Now we stand at the turn of one season into another. We are now actively pursuing the purchase of a large building which can serve all our sites as well as the city and the region, and our wider call as part of Commission. It’s almost like when your teenagers grow up into adults, eventually they need to move out into a place of their own if they are truly to become the adult they’ve been growing into. Life Church has come of age.

Buildings always seem to have had a significant purpose in the plan of God.

In Exodus 33:7-11, the people of God worshipped in a temporary tent erected outside of the camp. This was upgraded in the early history of the nation of Israel, when the tabernacle became the centre of worship. After God had given Moses the commandments, he told him to construct a tabernacle and this was to be the centre point of the worshipping community and the place where the people of God could focus on his presence. It was even constructed geographically at the centre of the community, with the tribes camping around all four sides. (Numbers 1:53)

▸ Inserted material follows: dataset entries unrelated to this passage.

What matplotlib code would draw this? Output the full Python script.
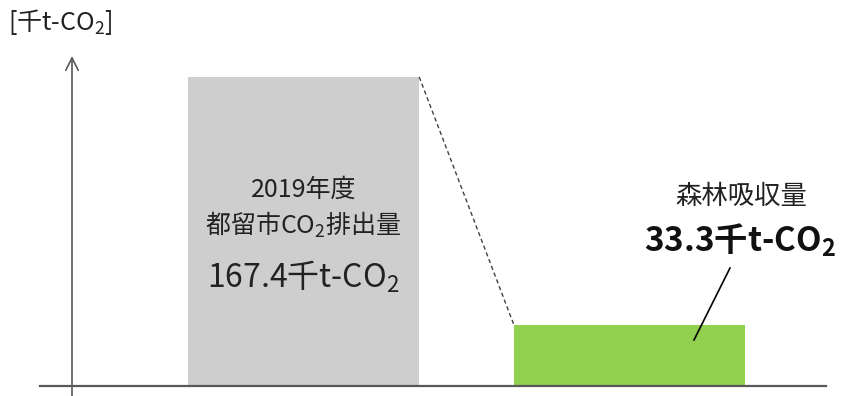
import matplotlib.pyplot as plt

plt.rcParams['font.family'] = ['Noto Sans CJK JP', 'DejaVu Sans']
plt.rcParams['mathtext.fontset'] = 'custom'
plt.rcParams['mathtext.rm'] = 'Noto Sans CJK JP'
plt.rcParams['mathtext.it'] = 'Noto Sans CJK JP'
plt.rcParams['mathtext.bf'] = 'Noto Sans CJK JP:bold'

# data
labels = ['都留市CO$_2$排出量', '森林吸収量']
values = [167.4, 33.3]
colors = ['#cfcecf', '#92d050']
unit = '千t-CO$_2$'

W, H = 842, 396
fig = plt.figure(figsize=(W / 100, H / 100), dpi=100)

# axes placed in pixel units of the reference
px_l, px_r, px_b, px_t = 40, 826, 386, 46
ax = fig.add_axes([px_l / W, 1 - px_b / H, (px_r - px_l) / W, (px_b - px_t) / H])

scale_x = 326.0      # px per category
scale_y = 309.0 / values[0]   # px per unit
ax.set_xlim((px_l - 303.5) / scale_x, (px_r - 303.5) / scale_x)
ax.set_ylim(0, (px_b - px_t) / scale_y)


def xd(px):
    return (px - 303.5) / scale_x


def yd(py):
    return (px_b - py) / scale_y


x = [0, 1]
ax.bar(x, values, width=0.71, color=colors, zorder=2)

for s in ax.spines.values():
    s.set_visible(False)
ax.set_xticks([])
ax.set_yticks([])

# baseline
ax.axhline(0, color='#595959', lw=1.6, zorder=3, clip_on=False)

# y axis with open arrow
ax.annotate('', xy=(xd(72), yd(56)), xytext=(xd(72), yd(397)),
            xycoords='data', textcoords='data', annotation_clip=False,
            arrowprops=dict(arrowstyle='->,head_length=0.9,head_width=0.45',
                            color='#595959', lw=1.2, shrinkA=0, shrinkB=0))

# dashed connector
ax.plot([x[0] + 0.355, x[1] - 0.355], [values[0], values[1]], ls=(0, (3, 2.2)),
        color='#404040', lw=1.0, zorder=3)

# unit label
fig.text(8 / W, 1 - 22 / H, '[' + unit + ']', fontsize=18, va='center', ha='left',
         color='#222222')

# gray bar labels
ax.text(x[0], yd(190), '2019年度', fontsize=18, ha='center', va='center', color='#222222')
ax.text(x[0], yd(225), labels[0], fontsize=18, ha='center', va='center', color='#222222')
ax.text(x[0], yd(277), f'{values[0]:.1f}' + unit, fontsize=23, ha='center', va='center',
        color='#222222')

# green bar labels
ax.text(xd(741), yd(197), labels[1], fontsize=19, ha='center', va='center', color='#222222')
ax.text(xd(740), yd(240), f'{values[1]:.1f}' + '千t-CO$\\mathbf{_2}$', fontsize=24,
        ha='center', va='center', fontweight='bold', color='#111111')

# leader line
ax.plot([xd(730), xd(694)], [yd(268), yd(340)], color='black', lw=1.2, zorder=4)

fig.savefig('out.png', dpi=100)
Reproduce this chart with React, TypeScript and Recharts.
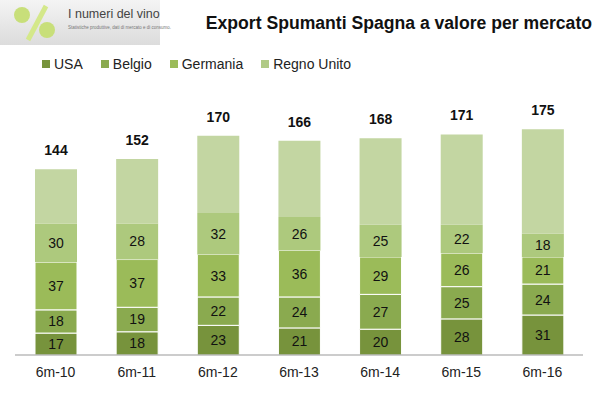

It was a more ornate replacement for the tent that had preceded it. You can read about the actual building in Exodus 35-40.

The people of God were invited to take part in its construction by taking up an offering of all the materials needed, which included the basics of wood and fabric, but also the much more ornate embroidered materials and precious metals. Over the years, parts were added to the tabernacle, such as living quarters for the priests and Levites. All in all it sounds like quite a significant ongoing building project for the whole community to be involved in.

When the Ark of the Covenant was removed from the tabernacle to be taken into battle, and subsequently lost to the Philistines, the tabernacle was finally pitched at Kirjath Jearim, and stayed there until the time of David’s reign. (1 Sam 4:1-7:1). With the ark gone, the tabernacle lost a lot of its esteem in the eyes of the Hebrew people, but finally came to rest in Jerusalem presumably stored in the area of the building which was to supersede it, the temple.

The temple was a step on from the tabernacle. Temples had always been places where gods were worshipped. David, being a man of war had not been allowed to build the temple, so it was his son, Solomon who completed the work in about 960 B.C.

If building the tabernacle had been a big community push, then this temple was a simply massive task. It required over 100,000 workmen and all the materials they needed. It was three stories high and the rooms were panelled with cedar wood, the floors were cypress, and the carved doors and walls were overlaid with gold. No stone was visible.

We know that over the years of exile, the various temples would have faced decay, and that the returning Israelites would need to find fresh vision and faith, as well as challenges from the prophets and visionaries to all pull together again to see rebuilding happen, and worship of God taking centre stage in the community again.

Buildings are always about worship.

Life Church is a worshipping community, and we are living in a day and in a city where God does not get the honour that he is due. We want to embark on our own building project, and do it in such a way that it will bring glory and honour to the one who loves this city more than any of us, and one who is jealous for its worship.

Buildings are all about worship. That’s because when we embark on such a project, it shows each of us pretty quickly what we worship. Someone once said to me ‘If you want to know what you worship, check your bank statement’. In my case I think I must worship Lord Lidl!

‘Where your treasure is, there your heart will be also’

Matthew 6:21

Seriously though – Jesus said ‘Where your treasure is, there your heart will be also’ (Matt 6:21) We can gauge what we worship by where we choose to place our time and our resources. If we only think of our own needs, our own family, our own home, then we may fall in to the trap of neglecting the community of both the church and the city.

This was the very same challenge that God brought to his people through the prophet Haggai when the temple was in ruins on the return from Babylon which I taught on at our recent One Church Conference. ‘Is it a time for you yourselves to be living in your panelled houses, while this house remains a ruin?’ Haggai 1:3-4

It is a prophetic boot up the bum to urge the people of God to take their eyes off their own frivolous pursuits, and to galvanize the community into a re-building project so that worship takes the central place, and God takes centre stage.

We have found ourselves, by God’s will, in such a season.

We know that he has led us to buy and re-furbish a building. We are attempting to do that together. Just as for the tabernacle and the temple, this is not the task of the few, but of the many. Some of us will have gifts and talents to offer, others will have financial resources, but either way – this is a whole church effort. As you know I was incredibly humbled and proud of Life Church as we came to give at the One Church Conference. Over £250,000. Wow! That is spectacular. Well done for showing again who you worship with such gusto!

Yet this is just the beginning of a mighty task which lies ahead of us, and I’d encourage each of us to see that incredible offering as our first big step in this adventure.

Let’s agree together to give it our all, but let’s never get so bogged down in the ‘how?’ of a building project that we lose sight of the ‘why?’.

Buildings are all about worship.

Let’s worship him with all of our heart, soul, mind, strength, gifts, wisdom, abilities, and yes, all of our money too, and may we know God’s blessing on us as we enter this new season of adventure together.